#### [Work to be completed]
From the records below, pull each line that has "this".
Begin Available data
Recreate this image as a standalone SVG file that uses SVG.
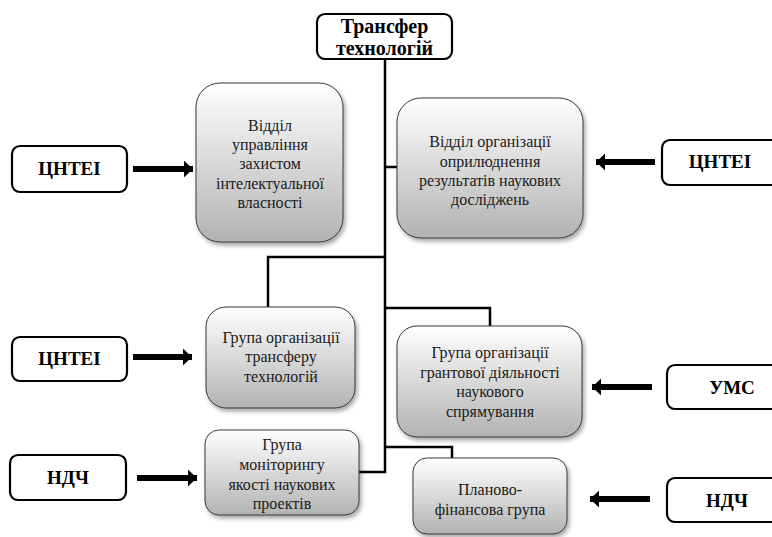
<svg xmlns="http://www.w3.org/2000/svg" width="772" height="537" viewBox="0 0 772 537" font-family="Liberation Serif, Times New Roman, serif">
<defs>
<linearGradient id="g" x1="0" y1="0" x2="0" y2="1">
<stop offset="0" stop-color="#ffffff"/>
<stop offset="1" stop-color="#b2b2b2"/>
</linearGradient>
<filter id="sh" x="-10%" y="-10%" width="130%" height="130%">
<feDropShadow dx="2" dy="3" stdDeviation="2" flood-color="#000" flood-opacity="0.35"/>
</filter>
<marker id="ah" viewBox="0 0 10 10" refX="10" refY="5" markerWidth="1.5" markerHeight="2.8" orient="auto" markerUnits="strokeWidth" preserveAspectRatio="none">
<path d="M0,0 L10,5 L0,10 Z" fill="#000"/>
</marker>
</defs>
<style>
.node{fill:url(#g);stroke:#3a3a3a;stroke-width:1;filter:url(#sh)}
.src{fill:#fff;stroke:#000;stroke-width:2.2}
.t{font-size:16px;fill:#1a1a1a;text-anchor:middle}
.b{font-size:19px;font-weight:bold;fill:#000;text-anchor:middle}
.ti{font-size:20px;font-weight:bold;fill:#000;text-anchor:middle}
.ln{fill:none;stroke:#000;stroke-width:2.5}
.ar{fill:none;stroke:#000;stroke-width:6;marker-end:url(#ah)}
</style>
<g id="connectors">
<path class="ln" d="M385,59 V472 H359"/>
<path class="ln" d="M385,167 H397"/>
<path class="ln" d="M385,257 H268 V307"/>
<path class="ln" d="M385,308 H490 V326"/>
<path class="ln" d="M385,447 H452 V458"/>
<path class="ar" d="M133,169 H193"/>
<path class="ar" d="M655,162 H596"/>
<path class="ar" d="M133,357 H192"/>
<path class="ar" d="M652,387 H592"/>
<path class="ar" d="M137,478 H197"/>
<path class="ar" d="M650,499 H590"/>
</g>
<g id="root">
<rect class="src" x="317" y="14" width="135" height="45" rx="8"/>
<text class="ti" x="384.5" y="33">Трансфер</text>
<text class="ti" x="384.5" y="55">технологій</text>
</g>
<g id="ipr">
<rect class="node" x="196" y="83" width="147" height="159" rx="24"/>
<text class="t" x="270" y="131">Відділ</text>
<text class="t" x="270" y="150">управління</text>
<text class="t" x="270" y="169">захистом</text>
<text class="t" x="270" y="189">інтелектуальної</text>
<text class="t" x="270" y="208">власності</text>
</g>
<g id="publish">
<rect class="node" x="397" y="98" width="186" height="140" rx="24"/>
<text class="t" x="490" y="147">Відділ організації</text>
<text class="t" x="490" y="167">оприлюднення</text>
<text class="t" x="490" y="186">результатів наукових</text>
<text class="t" x="490" y="205">досліджень</text>
</g>
<g id="transfer">
<rect class="node" x="206" y="307" width="149" height="101" rx="20"/>
<text class="t" x="281" y="343">Група організації</text>
<text class="t" x="281" y="362">трансферу</text>
<text class="t" x="281" y="382">технологій</text>
</g>
<g id="grant">
<rect class="node" x="397" y="326" width="185" height="111" rx="20"/>
<text class="t" x="490" y="358">Група організації</text>
<text class="t" x="490" y="378">грантової діяльності</text>
<text class="t" x="490" y="397">наукового</text>
<text class="t" x="490" y="417">спрямування</text>
</g>
<g id="monitor">
<rect class="node" x="205" y="430" width="154" height="85" rx="14"/>
<text class="t" x="282" y="450">Група</text>
<text class="t" x="282" y="470">моніторингу</text>
<text class="t" x="282" y="490">якості наукових</text>
<text class="t" x="282" y="509">проектів</text>
</g>
<g id="finance">
<rect class="node" x="413" y="458" width="154" height="76" rx="14"/>
<text class="t" x="490" y="495">Планово-</text>
<text class="t" x="490" y="515">фінансова група</text>
</g>
<g id="cntei1">
<rect class="src" x="12" y="146" width="115" height="46" rx="8"/>
<text class="b" x="69.5" y="175">ЦНТЕІ</text>
</g>
<g id="cntei2">
<rect class="src" x="662" y="140" width="125" height="45" rx="8"/>
<text class="b" x="720" y="168">ЦНТЕІ</text>
</g>
<g id="cntei3">
<rect class="src" x="12" y="337" width="115" height="44" rx="8"/>
<text class="b" x="69.5" y="365">ЦНТЕІ</text>
</g>
<g id="ums">
<rect class="src" x="667" y="365" width="120" height="44" rx="8"/>
<text class="b" x="732" y="394">УМС</text>
</g>
<g id="ndch1">
<rect class="src" x="10" y="455" width="116" height="45" rx="8"/>
<text class="b" x="68" y="484">НДЧ</text>
</g>
<g id="ndch2">
<rect class="src" x="667" y="478" width="120" height="44" rx="8"/>
<text class="b" x="727" y="507">НДЧ</text>
</g>
</svg>
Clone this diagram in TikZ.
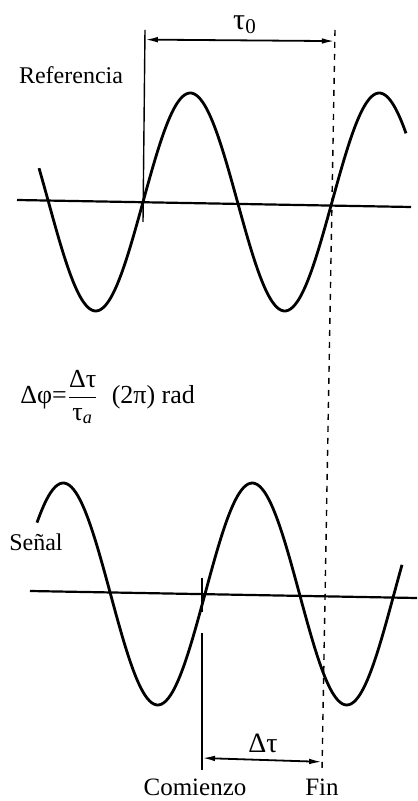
\documentclass[tikz,border=0pt]{standalone}
\usepackage{amsmath}
\usepackage{fontspec}
\setmainfont{Liberation Serif}
\usepackage{tikz}
\usetikzlibrary{positioning,arrows.meta,calc}

\begin{document}
\begin{tikzpicture}[
      x=0.5pt, y=-0.5pt,
      wave/.style={line width=1.4pt, line join=round},
      axisline/.style={line width=1.1pt},
      marker/.style={line width=0.7pt},
      dashmark/.style={line width=0.7pt, dash pattern=on 3pt off 3pt},
      dim/.style={{Latex[length=6.5pt,width=2.8pt]}-{Latex[length=6.5pt,width=2.8pt]}, line width=0.9pt},
      lbl/.style={font=\fontsize{12}{14}\selectfont, inner sep=1pt}
  ]
    \useasboundingbox (0,0) rectangle (417,801);
    % reference signal
    \draw[axisline] (17,200) -- (411,207);
    \draw[wave] plot[domain=39:406, samples=160, smooth] (\x, {202-109*sin((\x-143)/189*360)});
    % measured signal
    \draw[axisline] (30,591) -- (417,598);
    \draw[wave] plot[domain=37:402, samples=160, smooth] (\x, {594-111*sin((\x-205)/189*360)});
    % time marks
    \coordinate (refTop) at (145,30);
    \coordinate (refBot) at (143,222);
    \coordinate (finTop) at (335,30);
    \coordinate (finBot) at (322,770);
    \coordinate (comTop) at (202,633);
    \coordinate (comBot) at (202,770);
    \coordinate (comTickA) at (202,578);
    \coordinate (comTickB) at (202,612);
    \draw[marker] (refTop) -- (refBot);
    \draw[dashmark] (finTop) -- (finBot);
    \draw[marker] (comTop) -- (comBot);
    \draw[marker] (comTickA) -- (comTickB);
    \coordinate (periodL) at ($(refTop)!0.05!(refBot)$);
    \coordinate (periodR) at ($(finTop)!0.015!(finBot)$);
    \coordinate (deltaL) at (202,758);
    \coordinate (deltaR) at ($(finTop)!0.989!(finBot)$);
    \draw[dim] (periodL) -- (periodR);
    \draw[dim] (deltaL) -- (deltaR);
    % labels
    \node[lbl, font=\fontsize{15}{17}\selectfont] (tauzero) at (245,25) {τ\textsubscript{0}};
    \node[lbl] (reflabel) at (71,75) {Referencia};
    \node[lbl, font=\fontsize{13}{15}\selectfont, anchor=west] (phaseeq) at (18,397) {Δφ=$\dfrac{\text{Δτ}}{\text{τ}_{\textit{a}}}$\ \ (2π) rad};
    \node[lbl] (senlabel) at (36,542) {Señal};
    \node[lbl, font=\fontsize{14}{16}\selectfont] (deltalabel) at (263,743) {Δτ};
    \node[lbl, font=\fontsize{12.5}{15}\selectfont] (startlabel) at (195,787) {Comienzo};
    \node[lbl, font=\fontsize{12.5}{15}\selectfont] (endlabel) at (322,787) {Fin};
  \end{tikzpicture}
\end{document}
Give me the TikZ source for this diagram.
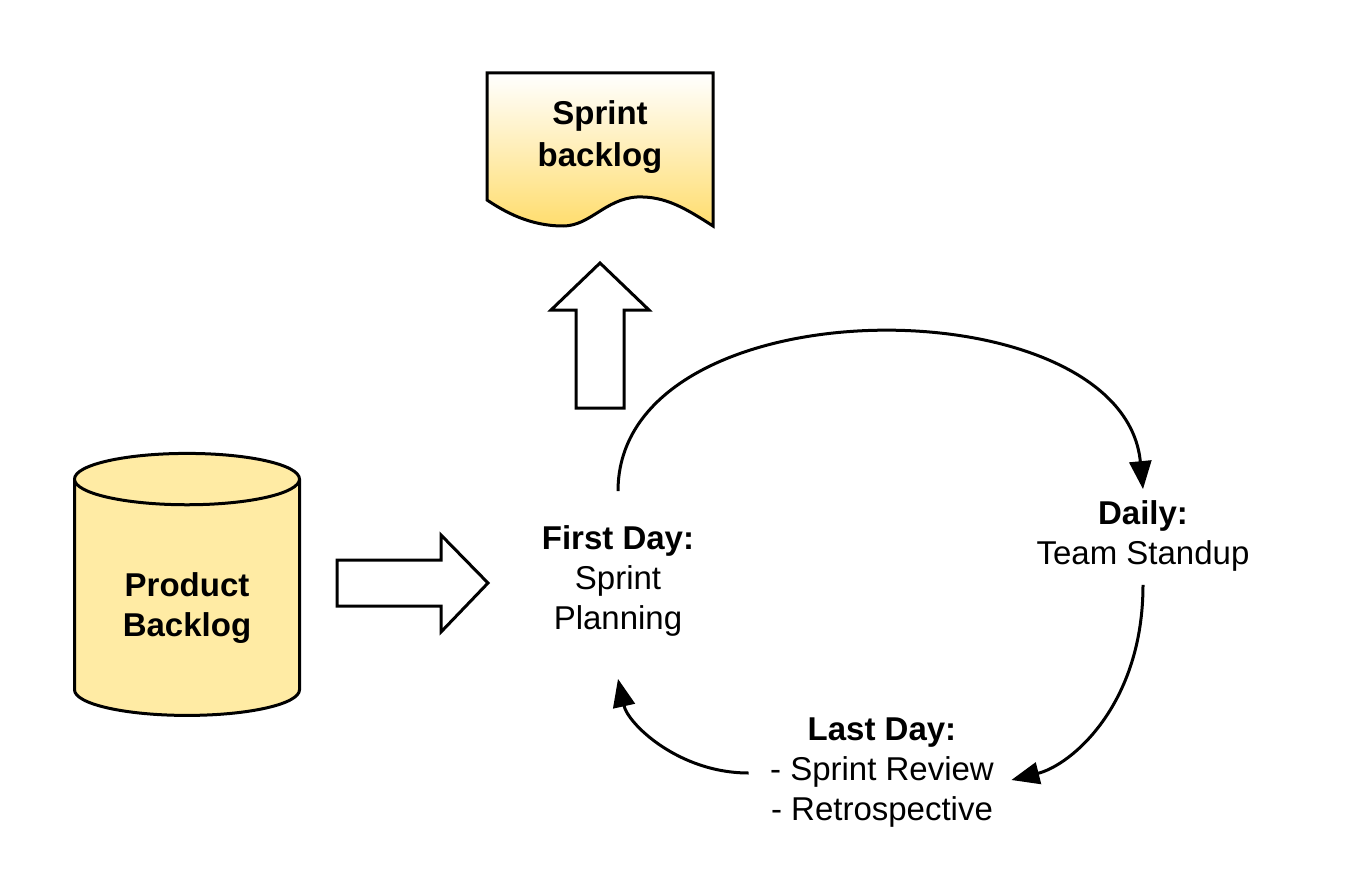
\documentclass[tikz,border=0pt]{standalone}
\usepackage{fontspec}
\setmainfont{Liberation Sans}
\usetikzlibrary{shapes.geometric,arrows.meta}
\definecolor{pbyellow}{HTML}{FFEBA4}
\definecolor{sbyellow}{HTML}{FFDD6E}
\begin{document}
\begin{tikzpicture}[x=1pt,y=-1pt,>={Triangle[length=28pt,width=22pt]},line width=3pt]
\tikzstyle{every node}=[align=center,inner sep=0pt,font=\fontsize{33}{40}\selectfont]
\tikzstyle{blockarrow}=[draw,fill=white,miter limit=10]
\useasboundingbox (0,0) rectangle (1348,885);
% sprint backlog document
\path[draw,top color=white,bottom color=sbyellow]
  (487,73) -- (713,73) -- (713,226)
  .. controls (685,208) and (665,196) .. (637,197)
  .. controls (605,199) and (590,226) .. (563,226)
  .. controls (530,226) and (505,212) .. (487,200) -- cycle;
\node[font=\fontsize{33}{42}\selectfont\bfseries](sb) at (600,137) {Sprint\\backlog};
% block arrows
\path[blockarrow] (600,263) -- (649,310) -- (624,310) -- (624,408)
  -- (576,408) -- (576,310) -- (551,310) -- cycle;
\path[blockarrow] (488,583) -- (441,535) -- (441,560) -- (337,560)
  -- (337,606) -- (441,606) -- (441,632) -- cycle;
% product backlog
\node[cylinder,shape border rotate=90,draw,fill=pbyellow,aspect=0.4,
  minimum width=225pt,minimum height=262pt,
  font=\fontsize{33}{40}\selectfont\bfseries](pb) at (187,598) {\rule{0pt}{44pt}Product\\Backlog};
% sprint cycle
\node(fd) at (618,581) {\textbf{First Day:}\\Sprint\\Planning};
\node(dl) at (1143,536) {\textbf{Daily:}\\Team Standup};
\node(ld) at (882,773) {\textbf{Last Day:}\\- Sprint Review\\- Retrospective};
\draw[->] ([yshift=33pt]fd.north) .. controls +(0,-210) and +(-20,-207) .. ([yshift=10pt]dl.north);
\draw[->] ([yshift=-12pt]dl.south) .. controls +(0,120) and +(60,-15) .. ([xshift=16pt,yshift=-7pt]ld.east);
\draw[->] ([xshift=-20pt]ld.west) .. controls +(-70,0) and +(10,45) .. ([yshift=-41pt]fd.south);
\end{tikzpicture}
\end{document}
End Available data
#### [Exercise response]
Recreate this image as a standalone SVG file that uses SVG.
Clone this diagram in TikZ.
Give me the TikZ source for this diagram.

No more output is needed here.